* [Data lines]
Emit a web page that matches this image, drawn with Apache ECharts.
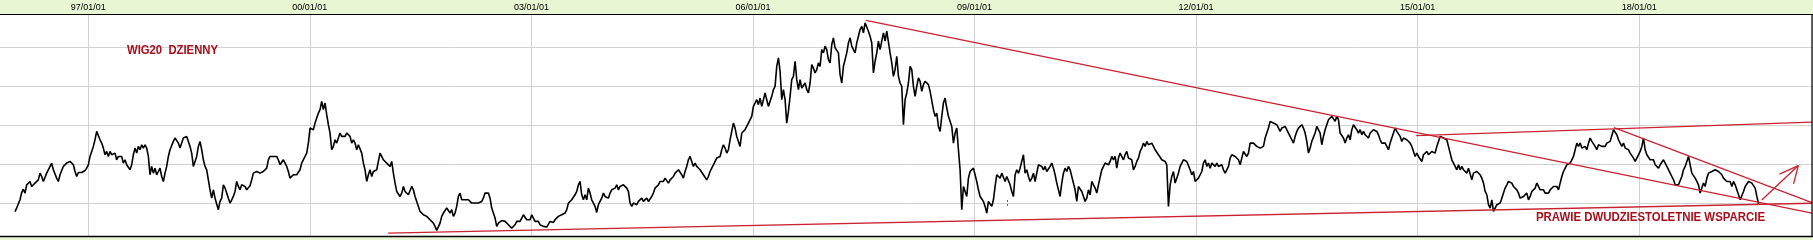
<!DOCTYPE html>
<html><head><meta charset="utf-8">
<script src="https://cdn.jsdelivr.net/npm/echarts@6/dist/echarts.min.js"></script>
<style>html,body{margin:0;padding:0;background:#fff;overflow:hidden}#c{width:1813px;height:240px}</style>
</head><body><div id="c"></div>
<script>
// ---- data ----
const SAMPLE_START_YEAR = 1996.0075;   // first sample, early January 1996
const SAMPLE_STEP_YEARS = 0.02257;     // one sample every ~8.2 days

// 1996 .. early 1999
const wig20Part1 = [1389,1434,1413,1540,1633,1676,1626,1732,1745,1775,
1711,1732,1754,1775,1796,1882,1839,1775,1754,1882,
1925,1946,2011,1925,1903,1818,1775,1861,1882,1968,
1946,2011,1989,2032,2053,1989,1903,1839,1890,1882,
1890,1903,1916,1946,1989,2096,2118,2225,2310,2417,
2396,2310,2267,2203,2118,2160,2096,2160,2118,2096,
2139,2053,2096,2075,2096,2011,2053,1989,1968,1925,
1989,2118,2203,2139,2225,2182,2246,2203,2246,2203,
2096,1861,1968,1882,1946,1861,1903,1946,1839,1775,
1882,1968,2096,2182,2203,2289,2332,2353,2267,2203,
2267,2332,2310,2353,2289,2225,2139,1968,2032,2096,
2225,2289,2182,2053,1968,1925,1796,1668,1561,1668,
1561,1540,1413,1519,1561,1732,1690,1626,1561,1498,
1540,1583,1647,1775,1711,1668,1732,1754,1711,1668,
1690];
// 1999 .. mid 2002
const wig20Part2 = [1719,1796,1882,1890,1903,1890,1882,1890,1903,1925,
1946,2053,2096,2118,2096,2075,2096,2053,1989,2011,
2053,2075,1968,1903,1818,1796,1861,1839,1861,1839,
1925,2011,2032,2096,2139,2267,2460,2481,2439,2524,
2503,2653,2696,2803,2696,2781,2631,2503,2396,2182,
2225,2310,2267,2267,2396,2353,2374,2353,2396,2374,
2353,2267,2310,2267,2182,2246,2225,2139,2011,1925,
1775,1861,1925,1839,1903,1882,1925,1946,2139,2096,
2053,2075,2011,2032,1968,2032,1882,1754,1647,1626,
1583,1626,1711,1647,1668,1604,1626,1711,1668,1583,
1519,1455,1391,1370,1348,1370,1327,1306,1284,1306,
1241,1199,1147,1156,1241,1327,1370,1348,1434,1413,
1370,1413,1327,1370,1455,1583,1626,1540,1561,1540,
1519,1540,1519,1498,1519,1498,1489,1498,1477,1519,
1561,1626,1647,1626,1561,1434,1370,1306,1199,1241];
// mid 2002 .. 2005
const wig20Part3 = [1263,1274,1284,1263,1241,1220,1199,1177,1163,1220,
1263,1284,1263,1306,1348,1327,1284,1263,1284,1348,
1306,1263,1241,1263,1220,1233,1199,1220,1190,1199,
1263,1241,1250,1284,1306,1327,1348,1348,1370,1370,
1413,1498,1519,1540,1561,1604,1647,1732,1775,1604,
1540,1604,1540,1690,1626,1540,1519,1455,1378,1477,
1477,1561,1626,1583,1604,1561,1626,1668,1647,1690,
1732,1668,1711,1690,1732,1754,1690,1647,1498,1455,
1498,1519,1477,1519,1540,1561,1519,1540,1561,1519,
1540,1583,1626,1690,1711,1732,1775,1796,1775,1818,
1796,1754,1796,1818,1839,1882,1861,1925,1903,1861,
1818,1903,1968,2053,2096,2075,1968,2011,1968,1946,
1925,1903,1861,1839,1796,1839,1903,1946,1989,2032,
2075,2053,2096,2182,2246,2203,2139,2182,2310,2417,
2524,2460,2353,2289,2225,2396,2374,2439,2460,2524];
// 2006 .. 2009
const wig20Part4 = [2533,2610,2738,2781,2824,2760,2845,2738,2824,2910,
2824,2738,2803,2867,2952,2995,3252,3360,3188,2824,
2952,2824,2524,2674,2867,3081,3124,3317,3081,2952,
3081,2974,2995,3038,2952,2910,3038,3274,3231,3167,
3210,3295,3252,3467,3424,3510,3467,3338,3295,3531,
3617,3488,3510,3424,3145,3038,3252,3338,3424,3552,
3617,3510,3467,3424,3552,3638,3724,3766,3681,3809,
3831,3702,3638,3552,3167,3317,3424,3574,3467,3574,
3681,3574,3702,3681,3424,3295,3124,3210,3381,3124,
3038,2995,2503,2824,2910,3038,3252,3210,2995,2867,
2995,3103,3060,2931,3017,3060,3081,3017,2931,2910,
2696,2610,2653,2481,2417,2610,2781,2845,2717,2610,
2631,2481,2267,2396,2460,2182,1925,1413,1711,1690,
1583,1818,1903,1882,1946,1925,1775,1668,1583,1604,
1519,1455,1370,1519,1498,1455,1540,1711,1861,1882];
// 2009 .. 2012
const wig20Part5 = [1818,1882,1861,1775,1839,1818,1732,1647,1583,1861,
1925,1882,1946,1968,2118,1882,1925,1839,1775,1818,
1882,1775,1882,1989,2011,1968,1925,1968,1903,1925,
1968,2011,1946,1861,1754,1668,1583,1754,1882,1946,
1903,1968,1925,1839,1754,1668,1519,1711,1732,1647,
1626,1519,1561,1668,1604,1775,1754,1690,1626,1732,
1754,1925,1946,2011,2032,1989,2032,2096,2053,2096,
1946,2075,2139,2118,2053,2118,2160,2075,2096,2053,
1925,1968,2032,2075,2160,2203,2267,2225,2289,2246,
2225,2267,2225,2182,2160,2118,2096,2053,2075,2032,
1989,1455,1732,1839,1903,1754,1775,1882,1968,2011,
2053,2075,2032,2053,1925,1861,1903,1775,1754,1818,
1839,1903,2011,2053,1968,2011,1946,2011,1989,1968,
2011,1968,1946,1989,1925,1882,1925,1968,2075,2118,
2139,2096,2118,2053,1989,2075,2160,2182,2096,2139];
// 2012 .. 2016
const wig20Part6 = [2267,2246,2267,2246,2225,2225,2203,2182,2225,2332,
2396,2460,2546,2567,2524,2546,2503,2481,2417,2460,
2460,2481,2503,2396,2353,2310,2267,2353,2417,2460,
2481,2503,2460,2396,2289,2139,2203,2289,2310,2396,
2481,2481,2396,2246,2353,2439,2439,2567,2588,2610,
2588,2546,2610,2567,2396,2417,2332,2267,2332,2374,
2310,2439,2503,2524,2439,2396,2439,2374,2417,2374,
2396,2332,2396,2417,2439,2460,2417,2374,2310,2267,
2289,2267,2225,2182,2267,2332,2396,2460,2417,2396,
2353,2289,2332,2353,2310,2289,2267,2225,2203,2096,
2139,2096,2075,2032,2118,2139,2160,2118,2139,2160,
2160,2139,2225,2289,2353,2374,2332,2353,2310,2225,
2139,2053,2032,1968,1925,1989,1925,1968,1925,1946,
1882,1946,1925,1796,1882,1861,1903,1882,1861,1818,
1754,1647,1604,1477,1434,1540,1391,1434,1477,1455];
// 2016 .. 2019
const wig20Part7 = [1498,1561,1626,1690,1732,1775,1796,1754,1711,1732,
1668,1626,1561,1540,1583,1561,1626,1540,1583,1647,
1626,1690,1754,1711,1668,1647,1668,1626,1647,1626,
1668,1647,1711,1690,1711,1668,1754,1839,1903,1946,
1989,1968,2011,2053,2096,2182,2267,2225,2267,2203,
2182,2225,2182,2267,2332,2289,2267,2225,2182,2246,
2267,2225,2246,2225,2267,2246,2289,2310,2439,2430,
2374,2310,2267,2225,2267,2203,2203,2182,2139,2160,
2075,2032,2075,2096,2160,2225,2332,2182,2118,2096,
2053,2075,2053,1989,1968,1946,1989,2011,2053,2032,
1968,1989,1882,1839,1796,1732,1711,1732,1754,1839,
1925,1968,2032,2096,1989,1882,1903,1818,1775,1732,
1626,1690,1754,1711,1818,1882,1861,1903,1882,1925,
1946,1903,1882,1861,1818,1796,1775,1796,1775,1711,
1775,1732,1711,1604,1540,1519,1647,1711,1732,1775,
1775,1754,1732,1690,1583,1489];

const tickYears = [1997, 2000, 2003, 2006, 2009, 2012, 2015, 2018];
const titleText = 'WIG20  DZIENNY';
const noteText = 'PRAWIE DWUDZIESTOLETNIE WSPARCIE';

// trend lines drawn on the chart: [[year, value], [year, value]]
const supportLine    = [[2001.06, 1112], [2020.34, 1496]];
const resistance2007 = [[2007.53, 3842], [2020.34, 1369]];
const upperLine2015  = [[2014.98, 2364], [2020.34, 2537]];
const downLine2018   = [[2017.66, 2467], [2020.34, 1505]];
const arrowShaft     = [[2019.66, 1538], [2020.155, 1979]];
const arrowBarbA     = [[2019.90, 1869], [2020.155, 1979]];
const arrowBarbB     = [[2020.09, 1744], [2020.155, 1979]];
const smallMark2009  = [[2009.44, 1538], [2009.44, 1465]];

// ---- chart ----
const BASE = 2000;
const values = [].concat(wig20Part1, wig20Part2, wig20Part3, wig20Part4, wig20Part5, wig20Part6, wig20Part7);
const seriesData = values.map((v, i) => [SAMPLE_START_YEAR + i * SAMPLE_STEP_YEARS - BASE, v]);
const toCoord = p => [p[0] - BASE, p[1]];
const lines = [supportLine, resistance2007, upperLine2015, downLine2018, arrowShaft, arrowBarbA, arrowBarbB];

const RED = '#c92231';
const TEXT_RED = '#a80f1c';
const GREEN = '#e8f6d3';

const mctx = document.createElement('canvas').getContext('2d');
function fitScale(text, font, target) { mctx.font = font; return target / mctx.measureText(text).width; }
const TFONT = 'bold 13px "Liberation Sans", Arial, sans-serif';

const chart = echarts.init(document.getElementById('c'), null, {renderer: 'canvas'});
chart.setOption({
  animation: false,
  backgroundColor: '#ffffff',
  grid: {left: -133.25, top: 14, width: 1945.25, height: 227.9, containLabel: false, outerBoundsMode: 'none'},
  xAxis: {
    type: 'value', position: 'top', min: -6, max: 20.34, interval: 3,
    axisLine: {show: false}, axisTick: {show: false},
    splitLine: {show: true, lineStyle: {color: '#d2d2d2', width: 1}},
    axisLabel: {
      show: true, margin: 2, color: '#000', fontSize: 9, fontFamily: '"Liberation Sans", Arial, sans-serif',
      formatter: v => {
        const r = Math.round(v);
        if (Math.abs(v - r) > 1e-6) return '';
        const y = r + BASE;
        if (tickYears.indexOf(y) < 0) return '';
        return String(y % 100).padStart(2, '0') + '/01/01';
      }
    }
  },
  yAxis: {
    type: 'value', min: 1000, max: 3923, interval: 500,
    axisLine: {show: false}, axisTick: {show: false}, axisLabel: {show: false},
    splitLine: {show: true, lineStyle: {color: '#d2d2d2', width: 1}}
  },
  series: [{
    type: 'line', data: seriesData, showSymbol: false, symbol: 'none', sampling: 'none',
    lineStyle: {color: '#000', width: 1.6}, clip: true, silent: true, z: 3,
    markLine: {
      silent: true, symbol: ['none', 'none'], label: {show: false}, animation: false,
      lineStyle: {color: RED, width: 1.3, type: 'solid'},
      emphasis: {disabled: true},
      data: lines.map(l => [{coord: toCoord(l[0])}, {coord: toCoord(l[1])}]).concat([
        [{coord: toCoord(smallMark2009[0]), lineStyle: {type: [2, 2], width: 1}}, {coord: toCoord(smallMark2009[1])}]
      ])
    }
  }],
  graphic: [
    {type: 'rect', z: -10, shape: {x: 0, y: 0, width: 1813, height: 14}, style: {fill: GREEN}, silent: true},
    {type: 'rect', z: 100, shape: {x: 0, y: 236, width: 1813, height: 4}, style: {fill: GREEN}, silent: true},
    {type: 'line', z: 101, shape: {x1: 0, y1: 14.5, x2: 1813, y2: 14.5}, style: {stroke: '#000', lineWidth: 1.2}, silent: true},
    {type: 'line', z: 101, shape: {x1: 0, y1: 236.5, x2: 1813, y2: 236.5}, style: {stroke: '#000', lineWidth: 1.5}, silent: true},
    {type: 'line', z: 101, shape: {x1: 1812, y1: 14, x2: 1812, y2: 237}, style: {stroke: '#000', lineWidth: 1.2}, silent: true},
    {type: 'text', z: 50, x: 127, y: 50, scaleX: fitScale(titleText, TFONT, 91),
      style: {text: titleText, font: TFONT, fill: TEXT_RED, textAlign: 'left', textVerticalAlign: 'middle', verticalAlign: 'middle'}, silent: true},
    {type: 'text', z: 50, x: 1536, y: 217.5, scaleX: fitScale(noteText, TFONT, 229),
      style: {text: noteText, font: TFONT, fill: TEXT_RED, textAlign: 'left', textVerticalAlign: 'middle', verticalAlign: 'middle'}, silent: true}
  ]
});
</script>
</body></html>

* [Given exercise] Restate exactly, please, only the lines between the start of the data and the line containing "const SAMPLE_STEP_YEARS = 0.02257;", both ends included, skipping the pictures.

* [Task response]
Emit a web page that matches this image, drawn with Apache ECharts.
<!DOCTYPE html>
<html><head><meta charset="utf-8">
<script src="https://cdn.jsdelivr.net/npm/echarts@6/dist/echarts.min.js"></script>
<style>html,body{margin:0;padding:0;background:#fff;overflow:hidden}#c{width:1813px;height:240px}</style>
</head><body><div id="c"></div>
<script>
// ---- data ----
const SAMPLE_START_YEAR = 1996.0075;   // first sample, early January 1996
const SAMPLE_STEP_YEARS = 0.02257;     // one sample every ~8.2 days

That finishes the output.